1 mark for stating that free will is rejected or seen as an illusion.
Explain the difference between hard determinism and soft determinism. (6 marks)
Award 1 mark for each relevant point, up to 6 marks.
Hard determinism states that all behavior is caused by prior forces.
Hard determinism rejects free will completely.
Soft determinism also accepts that behavior has causes.
Soft determinism argues that free will can still exist in a limited form.
Credit reference to behavior being voluntary, self-directed, or not under direct external constraint.
Credit reference to responsibility being reduced under hard determinism but more possible under soft determinism.

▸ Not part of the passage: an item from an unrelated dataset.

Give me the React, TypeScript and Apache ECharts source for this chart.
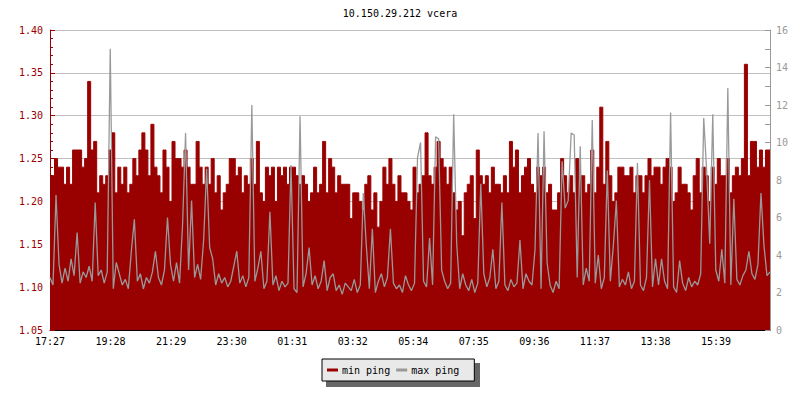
import React, { useEffect, useRef } from 'react';
import * as echarts from 'echarts';

const chartTitle = '10.150.29.212 vcera';
const timeLabels = ['17:27', '19:28', '21:29', '23:30', '01:31', '03:32', '05:34', '07:35', '09:36', '11:37', '13:38', '15:39'];
const spanMinutes = 1440;
const labelStep = 1332 / 11;

// min ping (left axis), one value per ~6 minutes
const minPing = [
  1.19, 1.23, 1.25, 1.24, 1.24, 1.22, 1.24, 1.22, 1.26, 1.26, 1.26, 1.24, 1.25, 1.34, 1.26, 1.27, 1.21, 1.23, 1.22, 1.23,
  1.26, 1.28, 1.21, 1.24, 1.22, 1.24, 1.21, 1.22, 1.25, 1.23, 1.26, 1.28, 1.26, 1.23, 1.29, 1.24, 1.23, 1.21, 1.26, 1.24,
  1.20, 1.27, 1.25, 1.25, 1.24, 1.26, 1.24, 1.22, 1.22, 1.27, 1.24, 1.22, 1.24, 1.22, 1.25, 1.21, 1.23, 1.19, 1.21, 1.22,
  1.25, 1.25, 1.23, 1.24, 1.21, 1.23, 1.22, 1.25, 1.22, 1.27, 1.21, 1.20, 1.24, 1.23, 1.24, 1.20, 1.24, 1.23, 1.24, 1.22,
  1.24, 1.24, 1.23, 1.22, 1.23, 1.22, 1.20, 1.21, 1.24, 1.21, 1.22, 1.27, 1.21, 1.25, 1.24, 1.21, 1.23, 1.22, 1.22, 1.22,
  1.18, 1.21, 1.21, 1.20, 1.19, 1.22, 1.23, 1.19, 1.21, 1.17, 1.20, 1.24, 1.22, 1.25, 1.22, 1.20, 1.23, 1.21, 1.21, 1.20,
  1.19, 1.24, 1.21, 1.22, 1.23, 1.28, 1.23, 1.22, 1.24, 1.27, 1.25, 1.24, 1.22, 1.24, 1.21, 1.19, 1.20, 1.16, 1.21, 1.22,
  1.23, 1.18, 1.26, 1.23, 1.22, 1.23, 1.21, 1.24, 1.22, 1.22, 1.21, 1.23, 1.21, 1.27, 1.24, 1.26, 1.21, 1.23, 1.24, 1.25,
  1.22, 1.21, 1.24, 1.23, 1.24, 1.21, 1.22, 1.19, 1.19, 1.21, 1.25, 1.23, 1.21, 1.23, 1.21, 1.25, 1.23, 1.23, 1.21, 1.22,
  1.26, 1.21, 1.24, 1.31, 1.22, 1.27, 1.23, 1.20, 1.21, 1.24, 1.24, 1.23, 1.23, 1.24, 1.21, 1.23, 1.23, 1.21, 1.23, 1.25,
  1.23, 1.24, 1.24, 1.22, 1.24, 1.25, 1.24, 1.20, 1.21, 1.24, 1.22, 1.22, 1.21, 1.19, 1.23, 1.25, 1.21, 1.24, 1.23, 1.20,
  1.24, 1.22, 1.25, 1.23, 1.23, 1.25, 1.21, 1.23, 1.24, 1.23, 1.25, 1.36, 1.23, 1.27, 1.27, 1.24, 1.26, 1.24, 1.26, 1.26,
];

// max ping (right axis)
const maxPing = [
  2.8, 2.4, 7.2, 3.5, 2.5, 3.3, 2.6, 3.8, 2.9, 5.2, 2.5, 3.1, 2.8, 3.4, 2.6, 6.8, 2.9, 3.2, 2.5, 3.1,
  15.0, 2.2, 3.6, 3.0, 2.4, 2.7, 2.2, 4.2, 5.9, 2.6, 3.0, 2.2, 2.8, 2.5, 3.1, 4.2, 2.8, 2.4, 3.2, 6.0,
  3.5, 2.6, 3.6, 2.5, 5.6, 10.5, 3.2, 6.9, 2.8, 3.5, 2.7, 4.8, 8.6, 4.4, 3.8, 2.4, 3.0, 2.5, 2.8, 2.3,
  2.6, 3.4, 4.2, 2.5, 2.9, 2.3, 2.8, 12.0, 2.6, 3.3, 4.2, 2.2, 2.6, 6.3, 2.4, 2.9, 2.1, 2.6, 2.3, 2.5,
  8.8, 2.2, 2.0, 11.4, 2.3, 3.0, 4.4, 2.4, 2.9, 2.2, 2.6, 3.7, 2.1, 2.8, 3.0, 2.1, 2.4, 1.9, 2.5, 2.3,
  2.1, 2.7, 2.0, 2.4, 7.3, 4.5, 2.2, 5.4, 2.0, 2.6, 3.0, 2.3, 2.8, 5.4, 2.5, 2.2, 2.4, 2.0, 2.9, 2.4,
  2.1, 2.5, 9.2, 10.0, 2.6, 2.3, 4.9, 2.4, 10.3, 10.2, 3.2, 2.6, 2.2, 2.5, 11.5, 4.6, 2.2, 3.0, 2.4, 2.1,
  2.7, 2.0, 2.5, 7.8, 3.0, 2.3, 2.8, 4.3, 2.2, 2.6, 6.8, 2.4, 2.1, 2.7, 2.3, 2.5, 4.8, 2.2, 3.0, 2.6,
  2.4, 4.3, 10.5, 2.2, 10.6, 3.6, 2.4, 2.0, 2.6, 2.2, 9.0, 6.5, 6.9, 10.5, 10.4, 2.8, 9.8, 2.4, 3.3, 2.6,
  11.2, 2.5, 4.0, 2.2, 2.8, 8.5, 2.6, 4.5, 6.9, 2.3, 2.7, 2.4, 3.1, 2.2, 2.6, 8.9, 2.4, 2.1, 2.8, 8.0,
  2.3, 3.8, 2.4, 3.8, 2.6, 2.2, 11.6, 2.3, 2.0, 3.7, 2.5, 2.1, 2.8, 2.3, 2.6, 2.4, 3.0, 11.3, 8.4, 4.6,
  11.5, 3.2, 2.6, 4.3, 2.5, 12.9, 2.4, 7.0, 2.7, 2.4, 2.9, 3.2, 4.2, 3.0, 2.7, 3.5, 7.3, 4.5, 2.9, 3.1,
];

const RED = '#990000';
const GRAY = '#999999';
const FONT = "'DejaVu Sans Mono', 'Liberation Mono', monospace";

export default function App() {
  const ref = useRef<HTMLDivElement>(null);
  useEffect(() => {
    if (!ref.current) return;
    const chart = echarts.init(ref.current, null, { renderer: 'svg' });
    const n = minPing.length;
    const xs = minPing.map((_, i) => (i * spanMinutes) / (n - 1));
    chart.setOption({
      animation: false,
      backgroundColor: '#ffffff',
      title: {
        text: chartTitle,
        left: 'center',
        top: 8,
        padding: 0,
        textStyle: { fontFamily: FONT, fontSize: 10, fontWeight: 'normal', color: '#000' },
      },
      legend: {
        data: ['min ping', 'max ping'],
        left: 322,
        top: 359,
        padding: [6, 15, 6, 5],
        itemGap: 6,
        itemWidth: 11,
        itemHeight: 3,
        icon: 'rect',
        backgroundColor: '#e9e9e9',
        borderColor: '#000',
        borderWidth: 1,
        borderRadius: 0,
        textStyle: { fontFamily: FONT, fontSize: 10, color: '#000', padding: [0, 0, 0, -1] },
      },
      graphic: [
        {
          type: 'rect',
          left: 326,
          top: 363,
          shape: { width: 154, height: 24 },
          style: { fill: '#666666' },
          z: 0,
          silent: true,
        },
      ],
      grid: { left: 50, right: 30, top: 30, bottom: 70 },
      xAxis: {
        type: 'value',
        min: 0,
        max: spanMinutes,
        interval: labelStep,
        axisLine: { show: true, lineStyle: { color: '#000' } },
        axisTick: { show: true, inside: true, length: 5, lineStyle: { color: '#000' } },
        splitLine: { show: false },
        axisLabel: {
          color: '#000',
          fontFamily: FONT,
          fontSize: 10,
          margin: 6,
          showMaxLabel: false,
          formatter: (v: number) => {
            const k = Math.round(v / labelStep);
            if (Math.abs(k * labelStep - v) > 0.5) return '';
            return timeLabels[k] ?? '';
          },
        },
      },
      yAxis: [
        {
          type: 'value',
          position: 'left',
          min: 1.05,
          max: 1.4,
          interval: 0.05,
          axisLine: { show: true, lineStyle: { color: RED } },
          axisTick: { show: true, inside: true, length: 5, lineStyle: { color: RED } },
          minorTick: { show: true, splitNumber: 5, length: 3, lineStyle: { color: RED } },
          axisLabel: {
            color: RED,
            fontFamily: FONT,
            fontSize: 10,
            margin: 7,
            formatter: (v: number) => v.toFixed(2),
          },
          splitLine: { show: true, lineStyle: { color: '#c0c0c0', width: 1 } },
        },
        {
          type: 'value',
          position: 'right',
          min: 0,
          max: 16,
          interval: 2,
          axisLine: { show: true, lineStyle: { color: GRAY } },
          axisTick: { show: true, inside: true, length: 5, lineStyle: { color: GRAY } },
          minorTick: { show: true, splitNumber: 2, length: 5, lineStyle: { color: GRAY } },
          axisLabel: { color: GRAY, fontFamily: FONT, fontSize: 10, margin: 6 },
          splitLine: { show: false },
        },
      ],
      series: [
        {
          name: 'min ping',
          type: 'line',
          yAxisIndex: 0,
          step: 'middle',
          symbol: 'none',
          data: xs.map((x, i) => [x, minPing[i]]),
          lineStyle: { width: 1, color: RED },
          itemStyle: { color: RED },
          areaStyle: { color: RED, opacity: 1, origin: 'start' },
          z: 2,
        },
        {
          name: 'max ping',
          type: 'line',
          yAxisIndex: 1,
          symbol: 'none',
          data: xs.map((x, i) => [x, maxPing[i]]),
          lineStyle: { width: 1.3, color: GRAY },
          itemStyle: { color: GRAY },
          z: 3,
        },
      ],
    });
    return () => chart.dispose();
  }, []);
  return <div ref={ref} style={{ position: 'fixed', left: 0, top: 0, width: 800, height: 400 }} />;
}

Maximum 3 marks if only one view is described.
FAQ
It is called compatibilism because it argues that two ideas can fit together: behavior can be caused, and people can still be free in a meaningful sense.
The word is more common in philosophy, while psychology courses often prefer soft determinism because it sounds more accessible.
No. Randomness means an action happens by chance, but free will implies control, intention, and ownership of the decision.
So even if behavior were not determined, that would not automatically make it free. An uncaused action could be accidental rather than chosen.
A behavior can be hard to predict because humans are complex and psychologists rarely know every relevant influence.
A determinist can argue that behavior is still caused in principle, even if it is difficult to predict in practice. Lack of prediction is not the same as lack of causation.
Courts usually accept that behavior has causes, such as pressure, intention, or impaired control, but they still ask whether a person acted voluntarily.
That resembles soft determinism, because responsibility often depends on whether the action reflected the person’s own decision rather than direct coercion.
Some research suggests that weakening belief in free will can reduce persistence, increase excuse-making, or lower self-control, although findings are mixed.
This does not prove that free will exists or does not exist. It shows that beliefs about the debate may influence motivation and everyday choices.